§ **What the exercise asks**:
Make an exact copy of the lines, leaving the pictures out.
____________
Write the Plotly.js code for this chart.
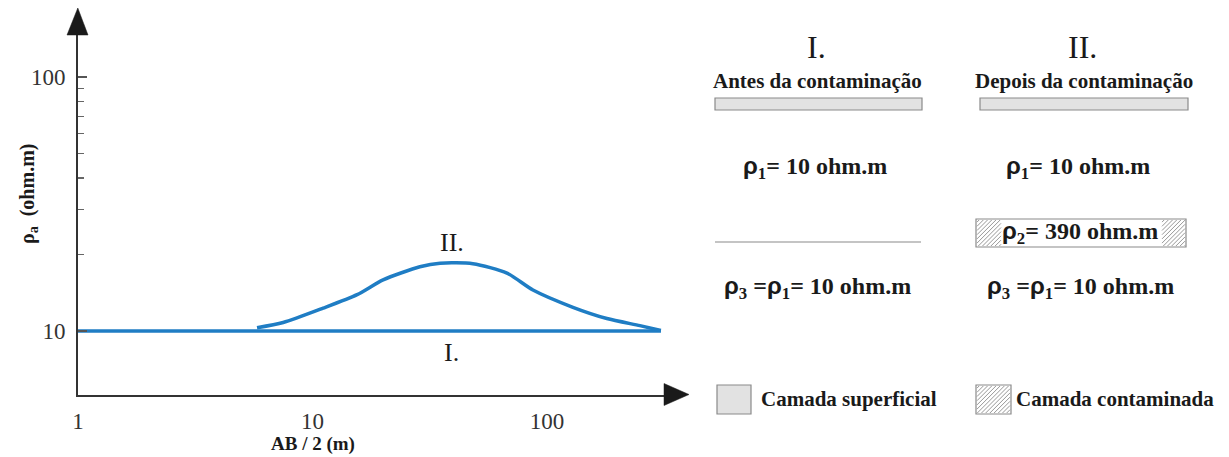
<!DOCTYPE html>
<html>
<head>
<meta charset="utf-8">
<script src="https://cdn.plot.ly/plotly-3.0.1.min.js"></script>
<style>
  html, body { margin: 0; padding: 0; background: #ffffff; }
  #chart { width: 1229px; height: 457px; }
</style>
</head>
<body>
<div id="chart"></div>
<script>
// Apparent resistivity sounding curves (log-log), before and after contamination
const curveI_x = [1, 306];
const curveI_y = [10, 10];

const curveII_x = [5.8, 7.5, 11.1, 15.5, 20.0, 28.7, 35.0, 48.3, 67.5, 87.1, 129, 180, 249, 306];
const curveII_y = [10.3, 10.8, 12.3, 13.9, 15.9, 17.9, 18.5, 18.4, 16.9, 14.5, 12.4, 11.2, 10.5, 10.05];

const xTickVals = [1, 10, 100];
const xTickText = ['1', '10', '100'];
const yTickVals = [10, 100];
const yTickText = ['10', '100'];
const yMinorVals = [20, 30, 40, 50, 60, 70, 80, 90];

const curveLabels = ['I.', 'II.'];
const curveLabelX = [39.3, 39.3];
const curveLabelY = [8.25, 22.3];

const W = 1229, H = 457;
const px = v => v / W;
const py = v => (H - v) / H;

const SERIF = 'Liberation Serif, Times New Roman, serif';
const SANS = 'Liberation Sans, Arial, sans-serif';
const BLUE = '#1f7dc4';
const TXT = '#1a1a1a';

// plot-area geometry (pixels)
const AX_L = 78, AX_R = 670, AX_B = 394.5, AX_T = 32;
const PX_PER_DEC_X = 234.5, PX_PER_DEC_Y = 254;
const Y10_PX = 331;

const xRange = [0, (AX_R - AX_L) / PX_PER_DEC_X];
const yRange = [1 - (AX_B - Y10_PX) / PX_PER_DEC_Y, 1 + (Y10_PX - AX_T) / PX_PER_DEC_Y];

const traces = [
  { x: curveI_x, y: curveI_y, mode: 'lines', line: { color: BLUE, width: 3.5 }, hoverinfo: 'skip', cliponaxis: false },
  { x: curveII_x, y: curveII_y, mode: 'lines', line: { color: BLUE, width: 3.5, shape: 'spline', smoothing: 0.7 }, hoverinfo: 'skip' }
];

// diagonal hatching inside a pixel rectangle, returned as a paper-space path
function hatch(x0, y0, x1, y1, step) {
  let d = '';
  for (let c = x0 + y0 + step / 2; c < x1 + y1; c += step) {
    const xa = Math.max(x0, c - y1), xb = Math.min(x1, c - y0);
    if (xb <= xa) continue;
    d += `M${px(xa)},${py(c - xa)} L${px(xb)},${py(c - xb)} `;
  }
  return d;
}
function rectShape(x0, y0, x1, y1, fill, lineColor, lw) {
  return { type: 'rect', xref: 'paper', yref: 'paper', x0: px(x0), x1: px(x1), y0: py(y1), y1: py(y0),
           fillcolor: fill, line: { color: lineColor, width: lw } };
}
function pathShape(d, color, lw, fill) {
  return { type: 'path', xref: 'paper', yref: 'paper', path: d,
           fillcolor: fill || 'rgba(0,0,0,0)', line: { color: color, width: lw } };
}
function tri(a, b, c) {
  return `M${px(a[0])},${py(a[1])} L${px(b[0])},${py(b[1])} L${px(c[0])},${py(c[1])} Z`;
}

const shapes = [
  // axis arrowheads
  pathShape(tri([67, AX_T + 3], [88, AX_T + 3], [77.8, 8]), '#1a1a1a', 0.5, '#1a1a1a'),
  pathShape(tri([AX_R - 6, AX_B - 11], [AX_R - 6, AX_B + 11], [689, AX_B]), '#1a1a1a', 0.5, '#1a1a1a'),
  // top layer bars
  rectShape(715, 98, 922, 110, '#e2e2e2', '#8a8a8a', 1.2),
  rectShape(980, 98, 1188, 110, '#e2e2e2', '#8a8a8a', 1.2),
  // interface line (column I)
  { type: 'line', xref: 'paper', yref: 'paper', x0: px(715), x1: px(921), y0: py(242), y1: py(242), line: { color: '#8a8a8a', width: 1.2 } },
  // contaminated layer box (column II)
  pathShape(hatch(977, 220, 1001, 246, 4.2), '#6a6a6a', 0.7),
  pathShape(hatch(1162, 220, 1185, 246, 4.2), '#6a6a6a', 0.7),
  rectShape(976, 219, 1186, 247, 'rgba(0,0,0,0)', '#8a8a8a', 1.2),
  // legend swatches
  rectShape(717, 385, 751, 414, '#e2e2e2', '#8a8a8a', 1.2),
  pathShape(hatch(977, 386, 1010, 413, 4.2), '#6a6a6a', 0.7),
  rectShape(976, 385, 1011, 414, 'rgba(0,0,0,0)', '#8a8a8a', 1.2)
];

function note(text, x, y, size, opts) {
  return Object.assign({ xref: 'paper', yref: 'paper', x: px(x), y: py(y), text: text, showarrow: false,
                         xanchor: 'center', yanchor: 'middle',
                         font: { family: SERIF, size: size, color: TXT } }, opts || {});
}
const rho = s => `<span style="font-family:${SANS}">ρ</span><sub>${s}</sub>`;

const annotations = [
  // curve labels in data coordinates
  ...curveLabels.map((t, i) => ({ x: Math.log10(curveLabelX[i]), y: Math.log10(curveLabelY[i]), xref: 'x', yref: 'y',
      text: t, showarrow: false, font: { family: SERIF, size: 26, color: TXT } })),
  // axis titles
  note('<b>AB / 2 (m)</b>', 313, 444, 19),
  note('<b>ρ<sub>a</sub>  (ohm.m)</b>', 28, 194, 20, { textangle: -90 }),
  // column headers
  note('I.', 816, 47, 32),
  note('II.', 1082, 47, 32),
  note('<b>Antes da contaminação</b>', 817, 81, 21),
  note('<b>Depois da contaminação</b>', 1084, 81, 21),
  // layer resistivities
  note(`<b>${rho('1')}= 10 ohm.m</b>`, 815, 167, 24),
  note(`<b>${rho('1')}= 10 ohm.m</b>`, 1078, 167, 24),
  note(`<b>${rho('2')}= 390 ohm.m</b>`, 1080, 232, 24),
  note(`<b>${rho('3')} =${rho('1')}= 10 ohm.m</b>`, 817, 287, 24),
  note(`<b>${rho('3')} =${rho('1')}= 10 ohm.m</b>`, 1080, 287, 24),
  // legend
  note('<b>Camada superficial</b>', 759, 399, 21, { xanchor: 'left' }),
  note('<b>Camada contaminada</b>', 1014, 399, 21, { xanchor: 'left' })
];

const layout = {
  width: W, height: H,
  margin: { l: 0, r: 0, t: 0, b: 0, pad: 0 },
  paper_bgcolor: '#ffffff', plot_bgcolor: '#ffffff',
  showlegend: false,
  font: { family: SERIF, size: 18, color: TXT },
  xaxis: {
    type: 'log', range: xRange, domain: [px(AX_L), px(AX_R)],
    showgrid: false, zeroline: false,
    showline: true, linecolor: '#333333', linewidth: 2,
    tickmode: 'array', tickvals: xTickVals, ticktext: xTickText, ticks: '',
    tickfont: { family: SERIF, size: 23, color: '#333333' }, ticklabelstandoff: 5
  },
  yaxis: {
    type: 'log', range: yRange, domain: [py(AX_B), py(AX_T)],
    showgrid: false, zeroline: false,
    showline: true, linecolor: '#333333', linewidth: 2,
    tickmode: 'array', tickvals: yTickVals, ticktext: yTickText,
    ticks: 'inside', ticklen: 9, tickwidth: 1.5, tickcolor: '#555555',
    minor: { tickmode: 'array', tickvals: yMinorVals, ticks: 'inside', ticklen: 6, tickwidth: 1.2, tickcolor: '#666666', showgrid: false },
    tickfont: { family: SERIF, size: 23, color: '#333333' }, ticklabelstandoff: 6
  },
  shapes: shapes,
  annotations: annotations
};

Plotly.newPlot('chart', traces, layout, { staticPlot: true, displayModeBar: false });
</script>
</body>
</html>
____________
§ **Final result**:
Write the Plotly.js code for this chart.
<!DOCTYPE html>
<html>
<head>
<meta charset="utf-8">
<script src="https://cdn.plot.ly/plotly-3.0.1.min.js"></script>
<style>
  html, body { margin: 0; padding: 0; background: #ffffff; }
  #chart { width: 1229px; height: 457px; }
</style>
</head>
<body>
<div id="chart"></div>
<script>
// Apparent resistivity sounding curves (log-log), before and after contamination
const curveI_x = [1, 306];
const curveI_y = [10, 10];

const curveII_x = [5.8, 7.5, 11.1, 15.5, 20.0, 28.7, 35.0, 48.3, 67.5, 87.1, 129, 180, 249, 306];
const curveII_y = [10.3, 10.8, 12.3, 13.9, 15.9, 17.9, 18.5, 18.4, 16.9, 14.5, 12.4, 11.2, 10.5, 10.05];

const xTickVals = [1, 10, 100];
const xTickText = ['1', '10', '100'];
const yTickVals = [10, 100];
const yTickText = ['10', '100'];
const yMinorVals = [20, 30, 40, 50, 60, 70, 80, 90];

const curveLabels = ['I.', 'II.'];
const curveLabelX = [39.3, 39.3];
const curveLabelY = [8.25, 22.3];

const W = 1229, H = 457;
const px = v => v / W;
const py = v => (H - v) / H;

const SERIF = 'Liberation Serif, Times New Roman, serif';
const SANS = 'Liberation Sans, Arial, sans-serif';
const BLUE = '#1f7dc4';
const TXT = '#1a1a1a';

// plot-area geometry (pixels)
const AX_L = 78, AX_R = 670, AX_B = 394.5, AX_T = 32;
const PX_PER_DEC_X = 234.5, PX_PER_DEC_Y = 254;
const Y10_PX = 331;

const xRange = [0, (AX_R - AX_L) / PX_PER_DEC_X];
const yRange = [1 - (AX_B - Y10_PX) / PX_PER_DEC_Y, 1 + (Y10_PX - AX_T) / PX_PER_DEC_Y];

const traces = [
  { x: curveI_x, y: curveI_y, mode: 'lines', line: { color: BLUE, width: 3.5 }, hoverinfo: 'skip', cliponaxis: false },
  { x: curveII_x, y: curveII_y, mode: 'lines', line: { color: BLUE, width: 3.5, shape: 'spline', smoothing: 0.7 }, hoverinfo: 'skip' }
];

// diagonal hatching inside a pixel rectangle, returned as a paper-space path
function hatch(x0, y0, x1, y1, step) {
  let d = '';
  for (let c = x0 + y0 + step / 2; c < x1 + y1; c += step) {
    const xa = Math.max(x0, c - y1), xb = Math.min(x1, c - y0);
    if (xb <= xa) continue;
    d += `M${px(xa)},${py(c - xa)} L${px(xb)},${py(c - xb)} `;
  }
  return d;
}
function rectShape(x0, y0, x1, y1, fill, lineColor, lw) {
  return { type: 'rect', xref: 'paper', yref: 'paper', x0: px(x0), x1: px(x1), y0: py(y1), y1: py(y0),
           fillcolor: fill, line: { color: lineColor, width: lw } };
}
function pathShape(d, color, lw, fill) {
  return { type: 'path', xref: 'paper', yref: 'paper', path: d,
           fillcolor: fill || 'rgba(0,0,0,0)', line: { color: color, width: lw } };
}
function tri(a, b, c) {
  return `M${px(a[0])},${py(a[1])} L${px(b[0])},${py(b[1])} L${px(c[0])},${py(c[1])} Z`;
}

const shapes = [
  // axis arrowheads
  pathShape(tri([67, AX_T + 3], [88, AX_T + 3], [77.8, 8]), '#1a1a1a', 0.5, '#1a1a1a'),
  pathShape(tri([AX_R - 6, AX_B - 11], [AX_R - 6, AX_B + 11], [689, AX_B]), '#1a1a1a', 0.5, '#1a1a1a'),
  // top layer bars
  rectShape(715, 98, 922, 110, '#e2e2e2', '#8a8a8a', 1.2),
  rectShape(980, 98, 1188, 110, '#e2e2e2', '#8a8a8a', 1.2),
  // interface line (column I)
  { type: 'line', xref: 'paper', yref: 'paper', x0: px(715), x1: px(921), y0: py(242), y1: py(242), line: { color: '#8a8a8a', width: 1.2 } },
  // contaminated layer box (column II)
  pathShape(hatch(977, 220, 1001, 246, 4.2), '#6a6a6a', 0.7),
  pathShape(hatch(1162, 220, 1185, 246, 4.2), '#6a6a6a', 0.7),
  rectShape(976, 219, 1186, 247, 'rgba(0,0,0,0)', '#8a8a8a', 1.2),
  // legend swatches
  rectShape(717, 385, 751, 414, '#e2e2e2', '#8a8a8a', 1.2),
  pathShape(hatch(977, 386, 1010, 413, 4.2), '#6a6a6a', 0.7),
  rectShape(976, 385, 1011, 414, 'rgba(0,0,0,0)', '#8a8a8a', 1.2)
];

function note(text, x, y, size, opts) {
  return Object.assign({ xref: 'paper', yref: 'paper', x: px(x), y: py(y), text: text, showarrow: false,
                         xanchor: 'center', yanchor: 'middle',
                         font: { family: SERIF, size: size, color: TXT } }, opts || {});
}
const rho = s => `<span style="font-family:${SANS}">ρ</span><sub>${s}</sub>`;

const annotations = [
  // curve labels in data coordinates
  ...curveLabels.map((t, i) => ({ x: Math.log10(curveLabelX[i]), y: Math.log10(curveLabelY[i]), xref: 'x', yref: 'y',
      text: t, showarrow: false, font: { family: SERIF, size: 26, color: TXT } })),
  // axis titles
  note('<b>AB / 2 (m)</b>', 313, 444, 19),
  note('<b>ρ<sub>a</sub>  (ohm.m)</b>', 28, 194, 20, { textangle: -90 }),
  // column headers
  note('I.', 816, 47, 32),
  note('II.', 1082, 47, 32),
  note('<b>Antes da contaminação</b>', 817, 81, 21),
  note('<b>Depois da contaminação</b>', 1084, 81, 21),
  // layer resistivities
  note(`<b>${rho('1')}= 10 ohm.m</b>`, 815, 167, 24),
  note(`<b>${rho('1')}= 10 ohm.m</b>`, 1078, 167, 24),
  note(`<b>${rho('2')}= 390 ohm.m</b>`, 1080, 232, 24),
  note(`<b>${rho('3')} =${rho('1')}= 10 ohm.m</b>`, 817, 287, 24),
  note(`<b>${rho('3')} =${rho('1')}= 10 ohm.m</b>`, 1080, 287, 24),
  // legend
  note('<b>Camada superficial</b>', 759, 399, 21, { xanchor: 'left' }),
  note('<b>Camada contaminada</b>', 1014, 399, 21, { xanchor: 'left' })
];

const layout = {
  width: W, height: H,
  margin: { l: 0, r: 0, t: 0, b: 0, pad: 0 },
  paper_bgcolor: '#ffffff', plot_bgcolor: '#ffffff',
  showlegend: false,
  font: { family: SERIF, size: 18, color: TXT },
  xaxis: {
    type: 'log', range: xRange, domain: [px(AX_L), px(AX_R)],
    showgrid: false, zeroline: false,
    showline: true, linecolor: '#333333', linewidth: 2,
    tickmode: 'array', tickvals: xTickVals, ticktext: xTickText, ticks: '',
    tickfont: { family: SERIF, size: 23, color: '#333333' }, ticklabelstandoff: 5
  },
  yaxis: {
    type: 'log', range: yRange, domain: [py(AX_B), py(AX_T)],
    showgrid: false, zeroline: false,
    showline: true, linecolor: '#333333', linewidth: 2,
    tickmode: 'array', tickvals: yTickVals, ticktext: yTickText,
    ticks: 'inside', ticklen: 9, tickwidth: 1.5, tickcolor: '#555555',
    minor: { tickmode: 'array', tickvals: yMinorVals, ticks: 'inside', ticklen: 6, tickwidth: 1.2, tickcolor: '#666666', showgrid: false },
    tickfont: { family: SERIF, size: 23, color: '#333333' }, ticklabelstandoff: 6
  },
  shapes: shapes,
  annotations: annotations
};

Plotly.newPlot('chart', traces, layout, { staticPlot: true, displayModeBar: false });
</script>
</body>
</html>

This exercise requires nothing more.